Por mim, aproveitei o embalo e fui dormindo, aos bocados. Desperto por um
solavanco mais vivo, voltava a dormitar face a ausência do que quer que fosse
que justificasse manter-me acordado. A verdade é que não me lembro de um só
pormenor daquele percurso.
Sei que não
passámos por Luanda. Naturalmente, por alturas de Viana, as viaturas seguiram
por um atalho que nos deixou na estrada que leva ao Caxito. Passámos pela
fazenda Tentativa, atravessámos o Caxito e pouco tempo depois desembocámos na
rua principal das Mabubas.
Dia catorze
de maio, a tarde ia a meio quando, finalmente, após quatro dias a calcorrear
mais de mil e setecentos quilómetros de picadas e estradas, desde os confins
das terras-do-fim-do-mundo até ao extremo oposto daquele vasto território,
chegámos ao nosso destino.
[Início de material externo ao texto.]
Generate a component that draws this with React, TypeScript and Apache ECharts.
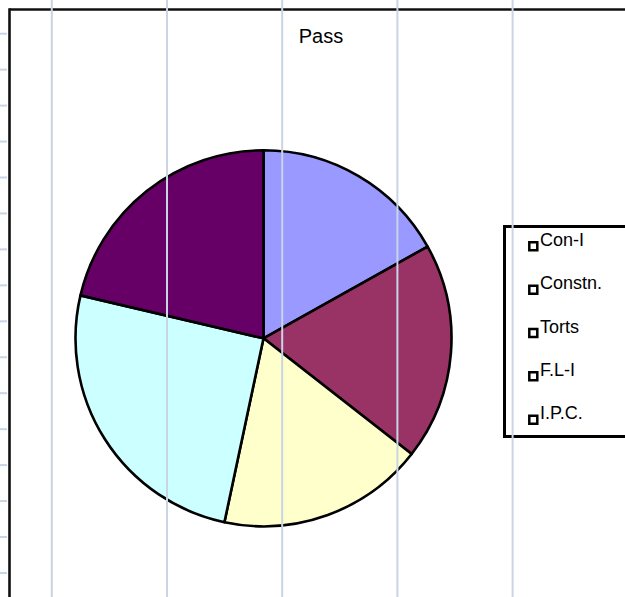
import React, { useEffect, useRef } from "react";
import * as echarts from "echarts";

const titleText = "Pass";
const categories = ["Con-I", "Constn.", "Torts", "F.L-I", "I.P.C."];
const values = [38, 42, 40, 57, 48];
const colors = ["#9999ff", "#993366", "#ffffcc", "#ccffff", "#660066"];

const FONT = "'Liberation Sans', Arial, sans-serif";
const GRID = "#c9d4e4";

export default function App() {
  const ref = useRef<HTMLDivElement>(null);
  useEffect(() => {
    if (!ref.current) return;
    const chart = echarts.init(ref.current, null, { renderer: "svg" });

    const graphics: any[] = [];
    // frame lines (top and left)
    graphics.push({
      type: "line",
      z: 5,
      shape: { x1: 9.5, y1: 9.5, x2: 625, y2: 9.5 },
      style: { stroke: "#111", lineWidth: 2.6 },
    });
    graphics.push({
      type: "line",
      z: 5,
      shape: { x1: 9.5, y1: 8.2, x2: 9.5, y2: 597 },
      style: { stroke: "#111", lineWidth: 2.6 },
    });
    // left ticks
    for (let k = 0; k < 16; k++) {
      const y = 33.7 + 35.95 * k;
      graphics.push({
        type: "line",
        z: 5,
        shape: { x1: 0, y1: y, x2: 7, y2: y },
        style: { stroke: GRID, lineWidth: 2 },
      });
    }
    // legend box
    graphics.push({
      type: "rect",
      z: 6,
      shape: { x: 504.5, y: 226.5, width: 140, height: 210 },
      style: { fill: "#fff", stroke: "#000", lineWidth: 3 },
    });
    categories.forEach((c, i) => {
      const cy = 246.3 + 43.35 * i;
      graphics.push({
        type: "rect",
        z: 7,
        shape: { x: 529.3, y: cy - 4, width: 8, height: 8 },
        style: { fill: "#fff", stroke: "#000", lineWidth: 2.5 },
      });
      graphics.push({
        type: "text",
        z: 7,
        x: 540,
        y: cy - 6.3,
        style: {
          text: c,
          fill: "#000",
          font: `18px ${FONT}`,
          textAlign: "left",
          textVerticalAlign: "middle",
        },
      });
    });
    // vertical gridlines on top
    [51.8, 167, 282.2, 397.4, 512.6].forEach((x) => {
      graphics.push({
        type: "line",
        z: 20,
        shape: { x1: x, y1: 0, x2: x, y2: 597 },
        style: { stroke: GRID, lineWidth: 2 },
      });
    });
    // title
    graphics.push({
      type: "text",
      z: 7,
      x: 321,
      y: 36,
      style: {
        text: titleText,
        fill: "#000",
        font: `20px ${FONT}`,
        textAlign: "center",
        textVerticalAlign: "middle",
      },
    });

    chart.setOption({
      animation: false,
      backgroundColor: "#fff",
      graphic: { elements: graphics },
      series: [
        {
          type: "pie",
          z: 2,
          center: [263.5, 338.3],
          radius: 188,
          startAngle: 90,
          clockwise: true,
          silent: true,
          label: { show: false },
          labelLine: { show: false },
          itemStyle: { borderColor: "#000", borderWidth: 2.6 },
          emphasis: { disabled: true },
          data: categories.map((c, i) => ({
            name: c,
            value: values[i],
            itemStyle: { color: colors[i] },
          })),
        },
      ],
    });
    return () => chart.dispose();
  }, []);
  return (
    <div
      ref={ref}
      style={{ width: 625, height: 597, position: "fixed", left: 0, top: 0 }}
    />
  );
}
Era promissor
o cenário que se desenrolava à nossa frente à medida que as viaturas rolavam
pela rua principal até estancarem no largo que se seguia à primeira
correnteza de casas, frente ao edifício do comando. A lembrança ainda bem viva
do ambiente hostil e poeirento da Neriquinha deixou-me a agradável sensação de
que acabáramos de entrar num local que prometia parecer-se com um bocado de
paraíso ali às portas de Luanda e bem pertinho do mar.
Pode parecer contraditório mas, naquele momento, deixou de fazer sentido a sensação de conforto e segurança precária propiciada pela cerca de arame farpado da Neriquinha.